Helmuth Plessner kritisierte den Humanismus aus der Sicht des Historismus: Die Geschichte der eigenen und der fremder Kulturen habe gezeigt, dass die Selbstauffassung des Menschen im Sinne einer Idee, was der Mensch sein solle, vom Menschen selbst geschichtlich und unter kulturell-kontingenten Annahmen hervorgebracht worden sei, also keinen Anspruch auf allgemeine Geltung erheben könne. So zeige die Erfahrung
„daß die Selbstauffassung des Menschen als Selbst-Auffassung, als Mensch im Sinne einer […] »Idee« selbst ein Produkt seiner Geschichte bedeutet, die Idee Mensch, Menschlichkeit von »Menschen« eroberte Konzeptionen sind, denen das Schicksal alles Geschaffenen bereitet ist, untergehen […] zu können.“[28]

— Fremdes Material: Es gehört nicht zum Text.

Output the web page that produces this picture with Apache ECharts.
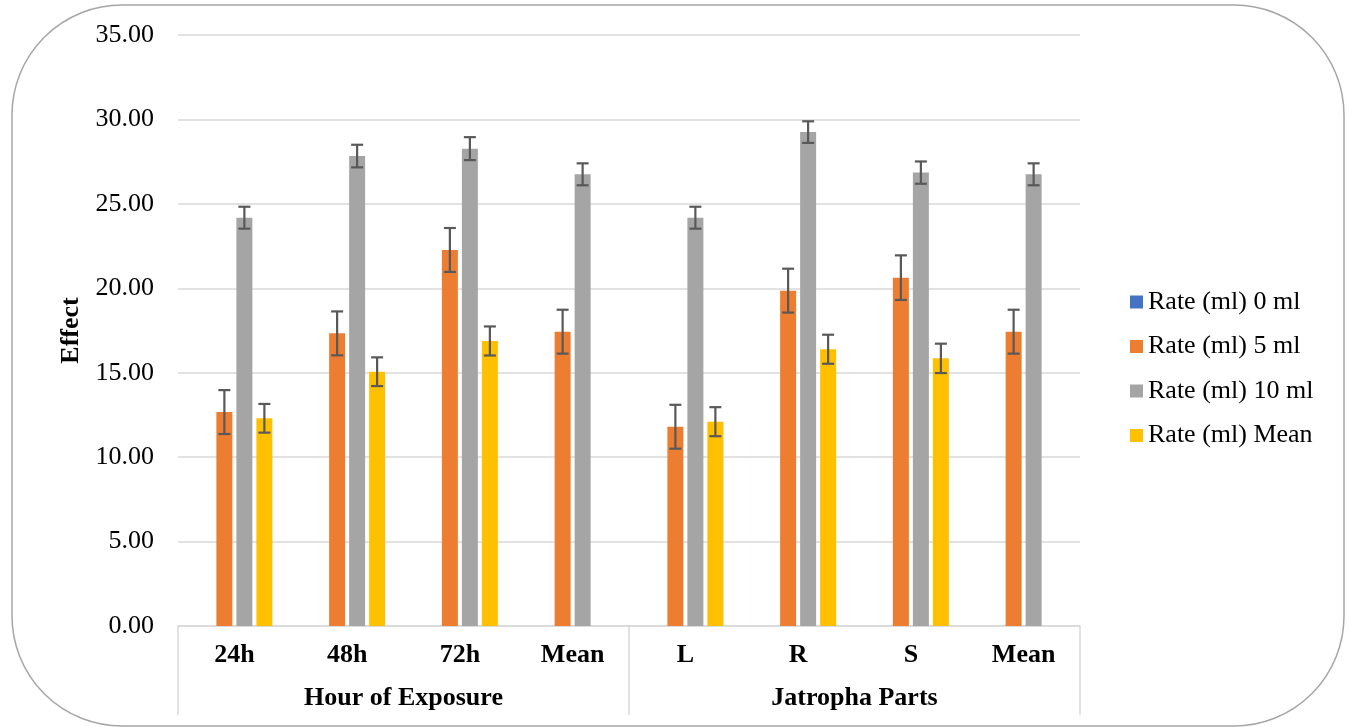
<!DOCTYPE html>
<html>
<head>
<meta charset="utf-8">
<script src="https://cdn.jsdelivr.net/npm/echarts@6/dist/echarts.min.js"></script>
<style>
html,body{margin:0;padding:0;background:#fff;}
#chart{width:1349px;height:727px;}
</style>
</head>
<body>
<div id="chart"></div>
<script>
const categories = ['24h','48h','72h','Mean','L','R','S','Mean'];
const groupLabels = ['Hour of Exposure','Jatropha Parts'];
const seriesNames = ['Rate (ml) 0 ml','Rate (ml) 5 ml','Rate (ml) 10 ml','Rate (ml) Mean'];
const rate0 = [0,0,0,0,0,0,0,0];
const rate5 = [12.67,17.33,22.27,17.43,11.80,19.86,20.63,17.43];
const rate10 = [24.18,27.83,28.27,26.75,24.18,29.25,26.85,26.75];
const rateMean = [12.30,15.06,16.88,null,12.10,16.39,15.85,null];
const err5 = [1.3,1.3,1.3,1.3,1.3,1.3,1.32,1.3];
const err10 = [0.65,0.67,0.68,0.65,0.65,0.64,0.66,0.65];
const errMean = [0.85,0.85,0.86,null,0.86,0.86,0.87,null];
const yTicks = [0,5,10,15,20,25,30,35];

const colors = ['#4472C4','#ED7D31','#A5A5A5','#FFC000'];
const FONT = '"Liberation Serif","Times New Roman",serif';
const BAR_W = 16, BAR_GAP = 4;

function errSeries(vals, errs, seriesIdx){
  const data = vals.map((v,i)=> v==null ? null : [i, v, errs[i]]).filter(d=>d);
  return {
    type:'custom',
    xAxisIndex:0, yAxisIndex:0,
    silent:true, z:10,
    data: data,
    encode:{x:0,y:1},
    renderItem: function(params, api){
      const i = api.value(0), v = api.value(1), e = api.value(2);
      const c = api.coord([i, v]);
      const total = 4*BAR_W + 3*BAR_GAP;
      const x = c[0] - total/2 + seriesIdx*(BAR_W+BAR_GAP) + BAR_W/2;
      const top = api.coord([i, v+e])[1];
      const bot = api.coord([i, v-e])[1];
      const hw = 6;
      const st = {stroke:'#595959', lineWidth:2.2};
      return {type:'group', children:[
        {type:'line', shape:{x1:x,y1:top,x2:x,y2:bot}, style:st},
        {type:'line', shape:{x1:x-hw,y1:top,x2:x+hw,y2:top}, style:st},
        {type:'line', shape:{x1:x-hw,y1:bot,x2:x+hw,y2:bot}, style:st}
      ]};
    }
  };
}

const chart = echarts.init(document.getElementById('chart'));
const option = {
  backgroundColor:'#fff',
  animation:false,
  color: colors,
  textStyle:{fontFamily:FONT},
  graphic:[{
    type:'rect', z:-1,
    shape:{x:12,y:5,width:1332,height:721,r:110},
    style:{fill:'#fff', stroke:'#a6a6a6', lineWidth:1.5}
  }],
  grid:{left:178, right:269, top:35, bottom:101, containLabel:false},
  legend:{
    orient:'vertical', left:1125, top:284,
    itemWidth:13, itemHeight:13, itemGap:18.5,
    icon:'rect',
    data: seriesNames,
    textStyle:{fontFamily:FONT, fontSize:26, color:'#000', lineHeight:26}
  },
  xAxis:[{
    type:'category', data:categories, position:'bottom',
    axisLine:{show:true, lineStyle:{color:'#d9d9d9', width:1.5}},
    axisTick:{show:false},
    axisLabel:{margin:16, fontFamily:FONT, fontSize:26, fontWeight:'bold', color:'#000'},
    splitLine:{show:false}
  },{
    type:'category', data:groupLabels, position:'bottom',
    axisLine:{show:false},
    axisTick:{show:true, length:89, interval:0, lineStyle:{color:'#d9d9d9', width:1.5}},
    axisLabel:{margin:59, fontFamily:FONT, fontSize:26, fontWeight:'bold', color:'#000'},
    splitLine:{show:false}
  }],
  yAxis:{
    type:'value', min:0, max:35, interval:5,
    name:'Effect', nameLocation:'middle', nameGap:94, nameRotate:90,
    nameTextStyle:{fontFamily:FONT, fontSize:26, fontWeight:'bold', color:'#000'},
    axisLine:{show:false}, axisTick:{show:false},
    axisLabel:{margin:24, fontFamily:FONT, fontSize:26, color:'#000',
      formatter:v=> yTicks.indexOf(v)>=0 ? v.toFixed(2) : ''},
    splitLine:{lineStyle:{color:'#d9d9d9', width:1.5}}
  },
  series:[
    {name:seriesNames[0], type:'bar', data:rate0, barWidth:BAR_W, barGap:'25%', itemStyle:{color:colors[0]}},
    {name:seriesNames[1], type:'bar', data:rate5, barWidth:BAR_W, barGap:'25%', itemStyle:{color:colors[1]}},
    {name:seriesNames[2], type:'bar', data:rate10, barWidth:BAR_W, barGap:'25%', itemStyle:{color:colors[2]}},
    {name:seriesNames[3], type:'bar', data:rateMean, barWidth:BAR_W, barGap:'25%', itemStyle:{color:colors[3]}},
    errSeries(rate5, err5, 1),
    errSeries(rate10, err10, 2),
    errSeries(rateMean, errMean, 3)
  ]
};
chart.setOption(option);
</script>
</body>
</html>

Er setzt dem eine Anthropologie entgegen, die die wesentliche Unergründlichkeit des Menschen ins Zentrum stellt: Was der Mensch sei, lasse sich nicht ergründen, denn der Mensch sei kein abgeschlossenes, sondern ein unfertiges Wesen. Diese Einsicht beende auch die Überheblichkeit einer missionierenden christlich-europäischen Kultur, die meine, die Menschlichkeit erst den anderen Kulturen bringen zu müssen.